Brianne Hogan's Back to You: A Dear John (Mayer) Letter is a charming piece of theatre, equal parts mash note and fantasy daydream.  A little rough in some patches, it nevertheless accomplishes exactly what it sets out to do.

John Mayer (Martin Lindquist) has a problem:  Himself.  Hoping to recapture the joie de vivre of his early days and escape the douchebaggery his lack of a social filter engenders, he ventures back to Connecticut to reconnect with a long-ago summer romance, Rhianna (Hogan).  He is intercepted by Rhianna's wannabe roomies, aspiring celeb blogger Calvin (Rodrigo Fernandez-Stoll) and his too-old-for-American-Idol sister Carly (Carla Lopez).  The past romance, retold through flashbacks, is weaved through the narrative.
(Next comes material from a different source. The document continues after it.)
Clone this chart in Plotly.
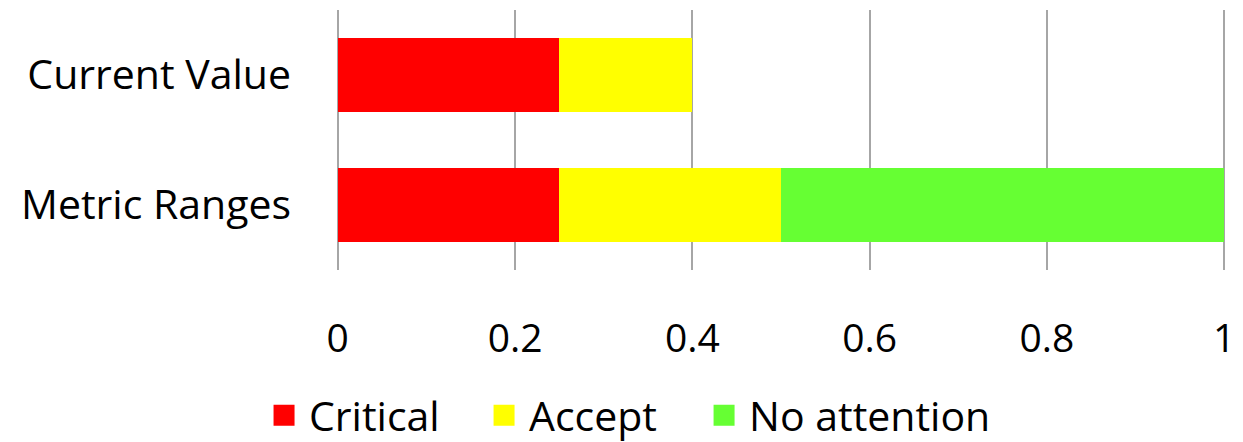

Lindquist integrates a few of Mayer's physical mannerisms into a performance that never devolves into mere imitation.  He brings to the role the strong personality and the sometimes genuine, sometimes shined-on confidence a born performer such as Mayer possesses.  He handles the guitar well, giving us just enough of a taste to satisfy our suspension of disbelief.

In "Carly," Lopez embodies the not-so-quiet desperation of a performer well on her way to "washed-up" without ever having the opportunity to be a "has-been." This is a character on the edge, steering the screwball antics of the play.  It would be easy for such a role to be played as a one-note caricature of a needy loser craving fame, but Lopez brings a sense of playfulness to the borderline hysteria.  She has a strong singing voice, as well.

It's easy to take pot-shots at a person who takes on the Orson Wellesian task of writer-director-actor.  It's exceedingly difficult to do, but Hogan manages it.  I believe her performance would benefit from an extra pair of eyes in the director's chair -- you must sacrifice some of your attention and energy as a performer when you're wearing as many hats as Hogan is wearing in this production -- but had I not known that she was the powerhouse behind bringing this story to the stage, I would say the same thing about her performance.  She is an appealing love interest, at turns mousy and confident; awkward and self-assured.  I get how Rhianna could be an 18 year-old Mayer's love interest.

Fernandez-Stoll steals the show.  A dead-pan delivery and incredible timing provide him the biggest laughs in the piece.  Like Lopez's Carly, Fernandez-Stoll's Calvin avoids caricature with an infusion of humanity:  He is too well-mannered to ever become what he aspires to be.  He's too clever to become Perez Hilton, too discerning to work for TMZ. 

I have a couple of problems with the script.  Minor issues, really.  In the flashbacks, we see how events inspire some of Mayer's early hits.  The attempt to weave the actual lyrics into the dialogue was a bit cutesy at times, and unnecessary.  For instance, we don't need to hear Mayer recite the first verse of "Your Body is a Wonderland" to get that Rhianna is the "body" in "Your Body is a Wonderland."  Subtlety would play better, and offer a chance to see Mayer have a moment of sweet, innocent intimacy with the only girl to ever really "get" him.

There is an extended video bit that plays out too long by half.  Ironically, the videotaped segments seemed less "real" than the work done onstage.  This video can be cut down considerably, moving us to the "punchline" much quicker.

Hogan packs in some wonderful Easter Eggs for the Mayer fans in attendance.  My wife and I have seen "Big Head" in concert a whole buncha times.  Seven times for me, nine times for my wife. There were a few references that my wife and I laughed at that no one else got.  Lindquist strums "Tracing" a relatively obscure Mayer song a few times in the play; a real treat for my wife, the John Mayer superfan:

Back to You is light satire, not a heavy work about celebrity and the eternal struggle over what motivates man to abandon civility and empathy.  You will not walk away from this play chewing on deep thoughts concerning human existence.  God help us if that's all theatre set out to do.  Hogan tells us the story she has to tell, and does so in a delightful way.